EEO-AGI Scotland Seminar Review : Layla Gordon, OS Labs : 18th Jan

This week we were honoured to welcome Layla Gordon, computer scientist and lead of the Ordnance Survey future development team. She focused her talk on the topics of Augmented Reality (AR) and Virtual Reality (VR) here summarized with the term of Geo Immersive Reality (GIR). In recent years, GIR has risen as an important topic for futuristic developments of soft- and hardware. Through strong processing power in standard mobile devices combined with modern location techniques, apps have been designed which enable the user an overlay of web-based information on their reality. The reality has become a mixed reality. Such overlay could be used in multiple scenarios. Layla presented several OS applications, which allowed for instance the overlay of underground pipes on a road, relating to the particular position of the user, or indoor story telling in historical buildings through triangulation via Bluetooth beacons. This use-case could also be helpful for fast orientation in large buildings, like hospitals. According to a survey presented by the speaker, a major amount of hospital staff could benefit from such navigation systems as they are often part-time employees or ‘on loan’ from other hospitals and therefore not familiar with the local geography. In such circumstances, an indoor-navigation application could be a life-saver. Furthermore, Layla showed further developments in combination with holo-lenses, which would allow the use of AR in our daily life. For now, holo-lenses are still too expensive and massive and are therefore not ready for the mass market, but future developments could enable a massive presence of Holograms for multiple purposes.
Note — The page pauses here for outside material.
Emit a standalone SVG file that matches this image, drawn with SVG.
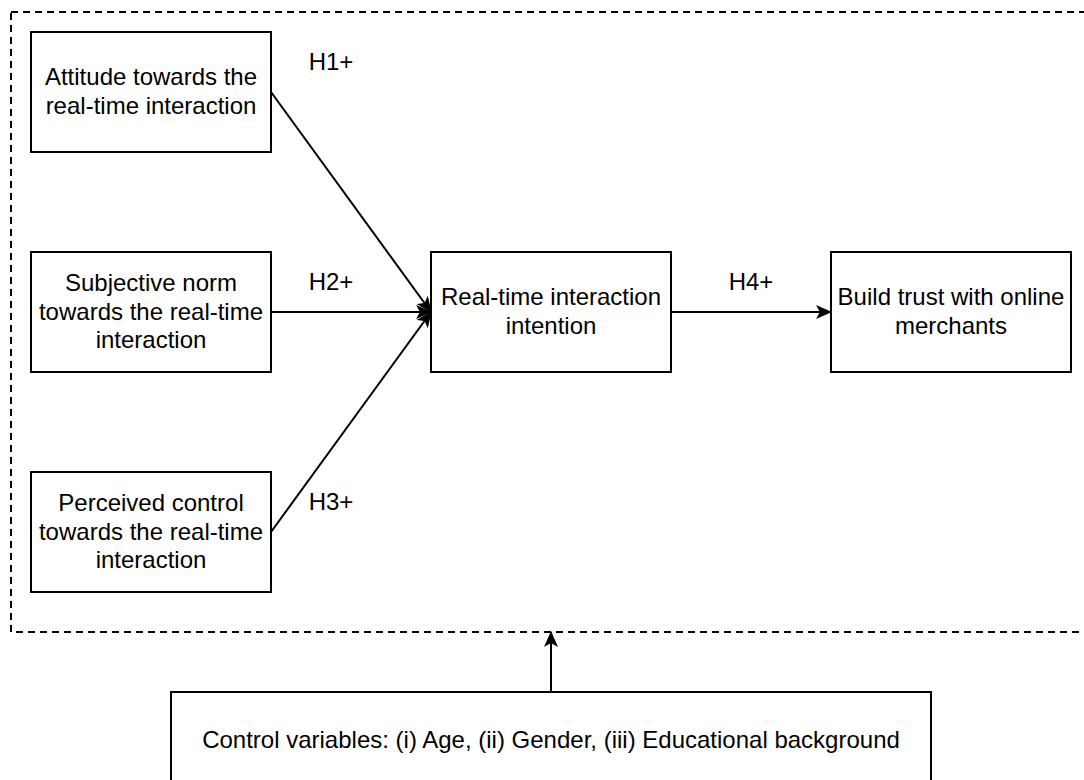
<svg xmlns="http://www.w3.org/2000/svg" width="1084" height="780" viewBox="0 0 1084 780">
<style>
.box{fill:#fff;stroke:#000;stroke-width:2}
.t{font-family:"Liberation Sans",Arial,sans-serif;font-size:24px;fill:#000;text-anchor:middle;dominant-baseline:central}
.lbl{font-family:"Liberation Sans",Arial,sans-serif;font-size:24px;fill:#000;text-anchor:middle;dominant-baseline:central}
.c{stroke:#000;stroke-width:2;fill:none;marker-end:url(#ah)}
</style>
<defs>
<marker id="ah" markerWidth="16" markerHeight="14" refX="15" refY="7" orient="auto" markerUnits="userSpaceOnUse" viewBox="0 0 16 14">
<path d="M0,0 L16,7 L0,14 L4,7 Z" fill="#000"/>
</marker>
</defs>
<rect id="frame" x="11" y="12" width="1082" height="620" fill="none" stroke="#000" stroke-width="2" stroke-dasharray="7 5"/>
<g id="connectors">
<line class="c" x1="271" y1="92" x2="431" y2="312"/>
<line class="c" x1="271" y1="312" x2="431" y2="312"/>
<line class="c" x1="271" y1="532" x2="431" y2="312"/>
<line class="c" x1="671" y1="312" x2="831" y2="312"/>
<line class="c" x1="551" y1="692" x2="551" y2="632"/>
</g>
<g id="attitude">
<rect class="box" x="31" y="32" width="240" height="120"/>
<text class="t" x="151" y="76.6">Attitude towards the</text>
<text class="t" x="151" y="105.4">real-time interaction</text>
</g>
<g id="subjective">
<rect class="box" x="31" y="252" width="240" height="120"/>
<text class="t" x="151" y="282.2">Subjective norm</text>
<text class="t" x="151" y="311">towards the real-time</text>
<text class="t" x="151" y="339.8">interaction</text>
</g>
<g id="perceived">
<rect class="box" x="31" y="472" width="240" height="120"/>
<text class="t" x="151" y="502.2">Perceived control</text>
<text class="t" x="151" y="531">towards the real-time</text>
<text class="t" x="151" y="559.8">interaction</text>
</g>
<g id="intention">
<rect class="box" x="431" y="252" width="240" height="120"/>
<text class="t" x="551" y="296.6">Real-time interaction</text>
<text class="t" x="551" y="325.4">intention</text>
</g>
<g id="trust">
<rect class="box" x="831" y="252" width="240" height="120"/>
<text class="t" x="951" y="296.6">Build trust with online</text>
<text class="t" x="951" y="325.4">merchants</text>
</g>
<g id="control">
<rect class="box" x="171" y="692" width="760" height="96"/>
<text class="t" x="551" y="739">Control variables: (i) Age, (ii) Gender, (iii) Educational background</text>
</g>
<g id="labels">
<text class="lbl" x="331" y="61">H1+</text>
<text class="lbl" x="331" y="281">H2+</text>
<text class="lbl" x="331" y="501">H3+</text>
<text class="lbl" x="751" y="281">H4+</text>
</g>
</svg>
Booking an uber car by clicking on it while it drives by or standing literally in the model of a complex building which has been planned are just a few examples for the immense possibilities of this technology. Education could benefit massively as well from virtual reality, as students could be prompted into an artificial environment with which they could interact and learn. This has been done already by the Ordnance Survey receiving great feedback from their students as Layla showed. Summarizing, this week’s talk was a delightful journey to future technologies, raising the curiosity of the auditorium towards endless possibilities and leaving us all with many questions and thoughts to think about.